The timing matters because the case has never fully left public consciousness. Knox was first convicted and later definitively acquitted by Italy’s Supreme Court in March 2015, after years of legal reversals. Yet the emotional and reputational fallout has continued. The current backlash shows that even after a legal ending, the social ending may never arrive.

What lies beneath the anger over the documentary

At the center of the criticism is a clash between two legitimate but incompatible realities. Knox maintains that she was wrongfully imprisoned for four years in Italy and is using her work to tell that story. The Kercher family, meanwhile, sees each new project as another reopening of the wound left by Meredith Kercher’s murder in 2007.

Knox was 20 when Kercher, 21, was sexually assaulted and killed in Perugia. The case moved through one of Italy’s most tangled legal sequences: the conviction of Rudy Guede in 2008, later convictions of Knox and Raffaele Sollecito, then reversals, reinstatements and final acquittal.
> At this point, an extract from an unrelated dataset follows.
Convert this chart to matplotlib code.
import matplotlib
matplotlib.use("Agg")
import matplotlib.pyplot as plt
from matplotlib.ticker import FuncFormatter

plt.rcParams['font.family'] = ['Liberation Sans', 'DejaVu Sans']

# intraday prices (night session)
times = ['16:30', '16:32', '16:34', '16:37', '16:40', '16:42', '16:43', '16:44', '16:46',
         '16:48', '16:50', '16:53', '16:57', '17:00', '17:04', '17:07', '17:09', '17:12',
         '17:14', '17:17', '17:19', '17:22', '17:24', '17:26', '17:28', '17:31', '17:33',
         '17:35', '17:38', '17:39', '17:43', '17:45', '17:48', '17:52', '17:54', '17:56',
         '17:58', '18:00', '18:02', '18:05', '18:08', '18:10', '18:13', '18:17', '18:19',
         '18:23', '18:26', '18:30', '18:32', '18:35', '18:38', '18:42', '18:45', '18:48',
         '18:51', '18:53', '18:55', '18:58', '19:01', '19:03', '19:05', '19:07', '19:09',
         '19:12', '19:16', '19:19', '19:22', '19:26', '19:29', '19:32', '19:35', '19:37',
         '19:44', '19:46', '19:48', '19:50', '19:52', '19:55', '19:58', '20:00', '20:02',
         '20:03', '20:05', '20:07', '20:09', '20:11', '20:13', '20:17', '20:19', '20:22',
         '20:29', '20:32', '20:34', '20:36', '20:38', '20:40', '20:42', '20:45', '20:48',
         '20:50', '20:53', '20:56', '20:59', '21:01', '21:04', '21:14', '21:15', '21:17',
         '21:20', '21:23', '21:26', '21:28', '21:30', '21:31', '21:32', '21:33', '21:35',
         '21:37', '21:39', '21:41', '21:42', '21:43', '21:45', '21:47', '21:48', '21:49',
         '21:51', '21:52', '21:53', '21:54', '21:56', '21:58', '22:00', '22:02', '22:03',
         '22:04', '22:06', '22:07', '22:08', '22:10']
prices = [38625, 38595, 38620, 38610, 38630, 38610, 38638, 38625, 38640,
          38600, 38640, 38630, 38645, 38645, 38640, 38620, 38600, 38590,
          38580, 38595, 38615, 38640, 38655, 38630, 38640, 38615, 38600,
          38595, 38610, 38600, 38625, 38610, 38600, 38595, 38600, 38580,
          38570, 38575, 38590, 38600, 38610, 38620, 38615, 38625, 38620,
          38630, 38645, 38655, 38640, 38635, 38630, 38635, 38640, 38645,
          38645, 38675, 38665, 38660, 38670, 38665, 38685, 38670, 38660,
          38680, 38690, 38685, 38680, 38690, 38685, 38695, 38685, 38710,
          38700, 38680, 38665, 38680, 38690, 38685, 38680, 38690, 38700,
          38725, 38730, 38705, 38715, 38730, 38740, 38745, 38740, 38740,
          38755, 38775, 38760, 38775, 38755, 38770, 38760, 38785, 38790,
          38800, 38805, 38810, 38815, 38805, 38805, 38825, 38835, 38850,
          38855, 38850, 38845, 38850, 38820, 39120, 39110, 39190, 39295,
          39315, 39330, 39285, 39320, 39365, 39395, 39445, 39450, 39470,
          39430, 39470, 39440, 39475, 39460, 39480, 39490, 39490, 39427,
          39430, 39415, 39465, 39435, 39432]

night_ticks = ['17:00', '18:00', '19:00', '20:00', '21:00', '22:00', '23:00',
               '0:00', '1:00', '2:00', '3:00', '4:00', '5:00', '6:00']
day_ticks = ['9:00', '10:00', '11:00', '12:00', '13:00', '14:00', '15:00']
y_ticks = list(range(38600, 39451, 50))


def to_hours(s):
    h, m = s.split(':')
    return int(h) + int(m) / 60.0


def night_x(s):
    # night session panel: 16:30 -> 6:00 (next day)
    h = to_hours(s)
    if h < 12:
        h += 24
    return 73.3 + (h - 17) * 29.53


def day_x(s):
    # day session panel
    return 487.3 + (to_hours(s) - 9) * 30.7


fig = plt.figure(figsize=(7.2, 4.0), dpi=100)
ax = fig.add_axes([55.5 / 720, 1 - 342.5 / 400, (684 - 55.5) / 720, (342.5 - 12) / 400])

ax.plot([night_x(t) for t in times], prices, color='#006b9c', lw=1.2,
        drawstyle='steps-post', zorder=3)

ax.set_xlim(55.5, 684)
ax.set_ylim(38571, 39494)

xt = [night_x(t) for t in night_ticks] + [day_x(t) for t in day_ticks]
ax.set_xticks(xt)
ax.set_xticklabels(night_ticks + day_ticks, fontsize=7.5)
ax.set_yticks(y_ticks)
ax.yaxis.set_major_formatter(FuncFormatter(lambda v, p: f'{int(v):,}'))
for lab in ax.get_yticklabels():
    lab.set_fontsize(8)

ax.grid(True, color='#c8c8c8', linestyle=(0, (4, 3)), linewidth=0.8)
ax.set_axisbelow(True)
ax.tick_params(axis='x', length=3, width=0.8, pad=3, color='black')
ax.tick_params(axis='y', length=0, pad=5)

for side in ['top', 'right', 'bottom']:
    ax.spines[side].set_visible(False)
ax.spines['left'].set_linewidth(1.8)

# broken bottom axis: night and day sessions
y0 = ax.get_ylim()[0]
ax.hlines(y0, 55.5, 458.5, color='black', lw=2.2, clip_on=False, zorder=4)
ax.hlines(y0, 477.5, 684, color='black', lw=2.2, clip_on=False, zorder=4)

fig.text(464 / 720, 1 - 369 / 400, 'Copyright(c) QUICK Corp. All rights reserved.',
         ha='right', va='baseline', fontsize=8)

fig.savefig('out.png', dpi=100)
That history matters because it explains why the public conversation never stabilizes. Each new appearance by Knox does not simply recall the case; it revives disputes over culpability, media treatment and the meaning of exoneration.

That is why this latest visit has drawn such sharp language from the Kercher family’s lawyer, who says the family feels Knox is turning the case into an ongoing commercial venture. In his view, every new documentary, interview or media project forces the tragedy back into circulation. The critique is not only about publicity. It is about the moral limits of self-narration when another family’s loss sits at the center of the story.
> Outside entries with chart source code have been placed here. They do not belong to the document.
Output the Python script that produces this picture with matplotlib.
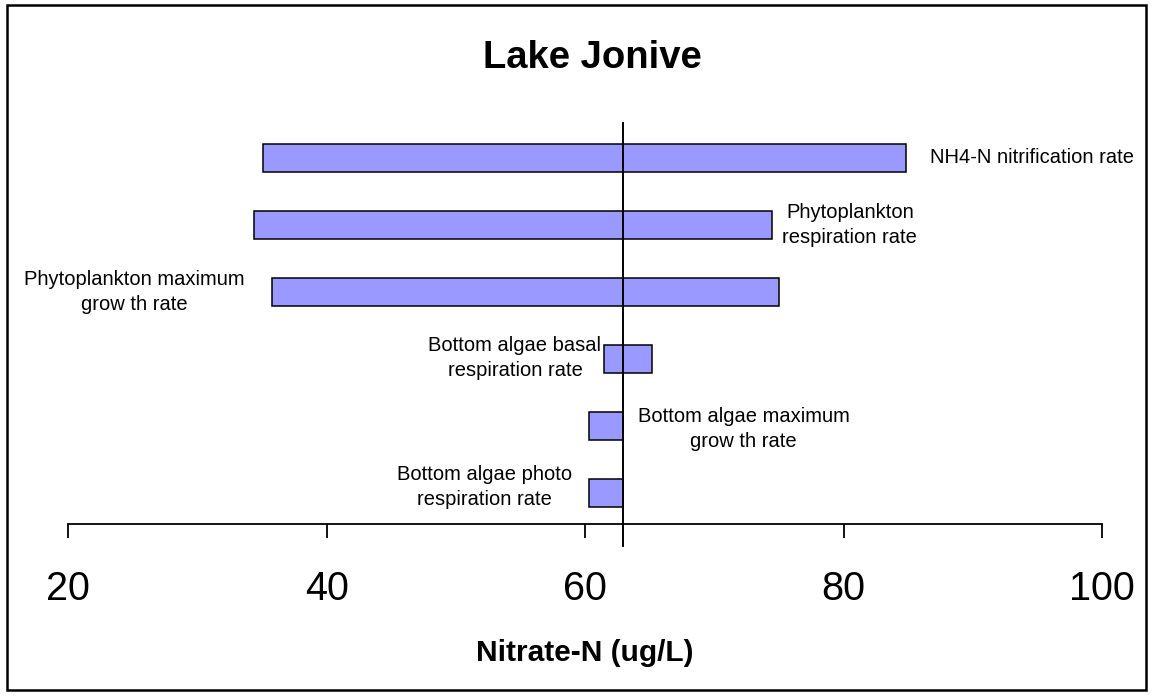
import numpy as np
import matplotlib.pyplot as plt
from matplotlib.patches import Rectangle

plt.rcParams['font.family'] = ['Liberation Sans', 'DejaVu Sans']

# sensitivity of nitrate-N to each parameter (low / high run), ug/L
params = ["NH4-N nitrification rate",
          "Phytoplankton\nrespiration rate",
          "Phytoplankton maximum\ngrow th rate",
          "Bottom algae basal\nrespiration rate",
          "Bottom algae maximum\ngrow th rate",
          "Bottom algae photo\nrespiration rate"]
low = [35.1, 34.4, 35.8, 61.5, 60.3, 60.3]
high = [84.8, 74.5, 75.0, 65.2, 62.9, 62.9]
base = 62.9
xticks = [20, 40, 60, 80, 100]

# label placement: side of the bar, gap (px), vertical nudge (px, up +)
label_side = ['right', 'right', 'left', 'left', 'right', 'left']
label_gap = [24, 10, 28, 3, 15, 17]
label_dy = [0, 0, 0, 1, -3, 6]

fig = plt.figure(figsize=(11.53, 6.96), dpi=100)
ax = fig.add_axes([0.0592, 0.2471, 0.8965, 0.5762])

ypos = np.arange(len(params), 0, -1)
ax.barh(ypos, np.array(high) - np.array(low), left=low, height=0.41,
        color='#9999FF', edgecolor='black', linewidth=1.1, zorder=2)

ax.set_xlim(20, 100)
ax.set_ylim(0.537, 6.522)
for s in ['left', 'right', 'top']:
    ax.spines[s].set_visible(False)
ax.spines['bottom'].set_linewidth(1.3)
ax.set_yticks([])
ax.set_xticks(xticks)
ax.tick_params(axis='x', direction='out', length=10, width=1.3, pad=23, labelsize=28.5)

ax.axvline(base, ymin=-0.055, ymax=1, color='black', lw=1.4, clip_on=False, zorder=3)

for i, lab in enumerate(params):
    if label_side[i] == 'right':
        x, off, ha = high[i], label_gap[i] * 0.72, 'left'
    else:
        x, off, ha = low[i], -label_gap[i] * 0.72, 'right'
    ax.annotate(lab, (x, ypos[i]), xytext=(off, label_dy[i] * 0.72),
                textcoords='offset points', ha=ha, va='center',
                multialignment='center', fontsize=14.5, linespacing=1.4)

fig.text(0.514, 0.9023, 'Lake Jonive', ha='center', va='baseline',
         fontsize=27.5, fontweight='bold')
ax.set_xlabel('Nitrate-N (ug/L)', fontsize=21.5, fontweight='bold', va='baseline')
ax.xaxis.set_label_coords(0.5, -0.3416)

fig.add_artist(Rectangle((0.0061, 0.0086), 0.9879, 0.9842, transform=fig.transFigure,
                         fill=False, lw=1.8, ec='black'))

fig.savefig('out.png', dpi=100)
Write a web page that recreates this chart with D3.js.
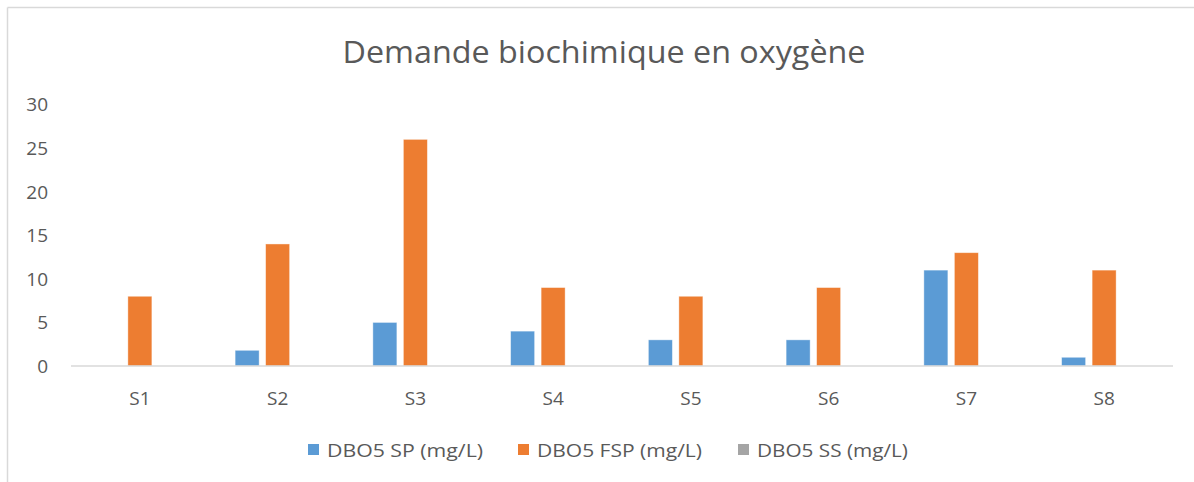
<!DOCTYPE html>
<html>
<head>
<meta charset="utf-8">
<script src="https://cdn.jsdelivr.net/npm/d3@7"></script>
<style>
  body { margin: 0; background: #fff; }
  svg text { font-family: "Open Sans", sans-serif; fill: #595959; }
</style>
</head>
<body>
<div id="chart"></div>
<script>
// data
var sites = ["S1", "S2", "S3", "S4", "S5", "S6", "S7", "S8"]
var seriesNames = ["DBO5 SP (mg/L)", "DBO5 FSP (mg/L)", "DBO5 SS (mg/L)"]
var sp  = [0, 1.8, 5, 4, 3, 3, 11, 1]
var fsp = [8, 14, 26, 9, 8, 9, 13, 11]
var ss  = [0, 0, 0, 0, 0, 0, 0, 0]
var yTicks = [0, 5, 10, 15, 20, 25, 30]
var colors = ["#5B9BD5", "#ED7D31", "#A5A5A5"]

var W = 1194, H = 482

var svg = d3.select("#chart").append("svg")
  .attr("width", W).attr("height", H)

// chart frame (only top + left edges visible in the crop)
svg.append("line").attr("x1", 7.5).attr("x2", W).attr("y1", 7.5).attr("y2", 7.5)
  .attr("stroke", "#D9D9D9").attr("stroke-width", 1.5)
svg.append("line").attr("x1", 7.5).attr("x2", 7.5).attr("y1", 7.5).attr("y2", H)
  .attr("stroke", "#D9D9D9").attr("stroke-width", 1.5)

// title
svg.append("text")
  .attr("x", 604).attr("y", 63)
  .attr("text-anchor", "middle")
  .style("font-size", "31px")
  .attr("textLength", 523).attr("lengthAdjust", "spacingAndGlyphs")
  .text("Demande biochimique en oxygène")

var x = d3.scaleBand().domain(sites).range([71, 1173])
var inner = d3.scaleBand().domain(seriesNames)
  .range([-45.75, 45.75]).paddingInner(0.213).paddingOuter(0.1065)
var y = d3.scaleLinear().domain([0, 30]).range([366, 104.5])

var rows = sites.map(function(s, i) {
  return { site: s, vals: [sp[i], fsp[i], ss[i]] }
})

// bars
var groups = svg.selectAll("g.site").data(rows).enter().append("g")
  .attr("class", "site")
  .attr("transform", function(d) { return "translate(" + (x(d.site) + x.bandwidth() / 2) + ",0)" })

groups.selectAll("rect")
  .data(function(d) { return d.vals.map(function(v, j) { return { v: v, j: j } }) })
  .enter().append("rect")
  .attr("x", function(d) { return inner(seriesNames[d.j]) })
  .attr("width", inner.bandwidth())
  .attr("y", function(d) { return y(d.v) })
  .attr("height", function(d) { return y(0) - y(d.v) })
  .attr("fill", function(d) { return colors[d.j] })
  .attr("stroke", "#fff").attr("stroke-opacity", 0.5).attr("stroke-width", 0.8)

// x axis line
svg.append("line").attr("x1", 71).attr("x2", 1173).attr("y1", y(0)).attr("y2", y(0))
  .attr("stroke", "#D9D9D9").attr("stroke-width", 1.5)

// y tick labels
svg.selectAll("text.ytick").data(yTicks).enter().append("text")
  .attr("class", "ytick")
  .attr("x", 48).attr("y", function(d) { return y(d) })
  .attr("dy", "0.36em")
  .attr("text-anchor", "end")
  .style("font-size", "19px")
  .text(function(d) { return d })

// x labels
svg.selectAll("text.xtick").data(sites).enter().append("text")
  .attr("class", "xtick")
  .attr("x", function(d) { return x(d) + x.bandwidth() / 2 })
  .attr("y", 398).attr("dy", "0.36em")
  .attr("text-anchor", "middle")
  .style("font-size", "19px")
  .text(function(d) { return d })

// legend
var legX = [308, 518, 738]
var legW = [156, 165, 151]
var leg = svg.selectAll("g.leg").data(seriesNames).enter().append("g")
  .attr("class", "leg")
  .attr("transform", function(d, i) { return "translate(" + legX[i] + ",450)" })
leg.append("rect").attr("x", 0).attr("y", -6).attr("width", 11).attr("height", 11)
  .attr("fill", function(d, i) { return colors[i] })
leg.append("text").attr("x", 19).attr("y", 0).attr("dy", "0.36em")
  .style("font-size", "19px")
  .attr("textLength", function(d, i) { return legW[i] })
  .attr("lengthAdjust", "spacingAndGlyphs")
  .text(function(d) { return d })
</script>
</body>
</html>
Expert perspectives and the competing narratives

Francesco Maresca, the Kercher family’s lawyer, has argued that Knox should “draw a line” under the case and preserve Meredith’s memory. His position reflects a broader concern: that the family’s grief is being repeatedly pulled into public consumption. That is a legal and ethical argument, not simply an emotional one.

On the other side of the narrative is Knox’s own framing of her return. In the trailer for the documentary, she says she experienced “sh—ty treatment from the media, ” but insists the media did not imprison her. Her stated aim in returning to Italy was to confront the man who put her in prison and to ask whether he cared about the harm caused. That is a sharply personal claim, and it shows why her story remains so polarizing. It is both a wrongful-conviction account and a public reckoning with a murder case that still carries moral weight.

The legal record also shapes the debate. In 2021, Rudy Guede was released after serving 13 years of a 16-year sentence. Prosecutors have argued that the lack of defensive wounds suggests Kercher was restrained, and an Italian court ruled that Guede did not act alone. Those facts complicate any simple ending and keep the case open in the public imagination, even when the courts have closed it.

Broader impact: memory, media and the afterlife of a case

The London backlash reveals how true-crime narratives can evolve into a prolonged struggle over ownership. Knox’s supporters view her as a woman who survived a catastrophic miscarriage of justice and rebuilt her life through writing, podcasting and performance. Her critics see a figure who has transformed a murder case into a durable brand. Both readings may be present at once, but neither erases the family’s loss.

For the wider public, the episode is a reminder that high-profile miscarriages of justice do not end when courts finish speaking. They continue in books, films, interviews and public appearances. They also continue in the spaces where victims are remembered. In this case, the collision is especially stark because Knox’s promotion in London comes close to the childhood home of Meredith Kercher, intensifying the sense that private grief and public storytelling are now locked in the same frame.

That leaves an unresolved question: when a person seeks to reclaim a damaged life, where is the line between telling that story and reopening someone else’s loss — and who gets to decide when amanda knox has reached it?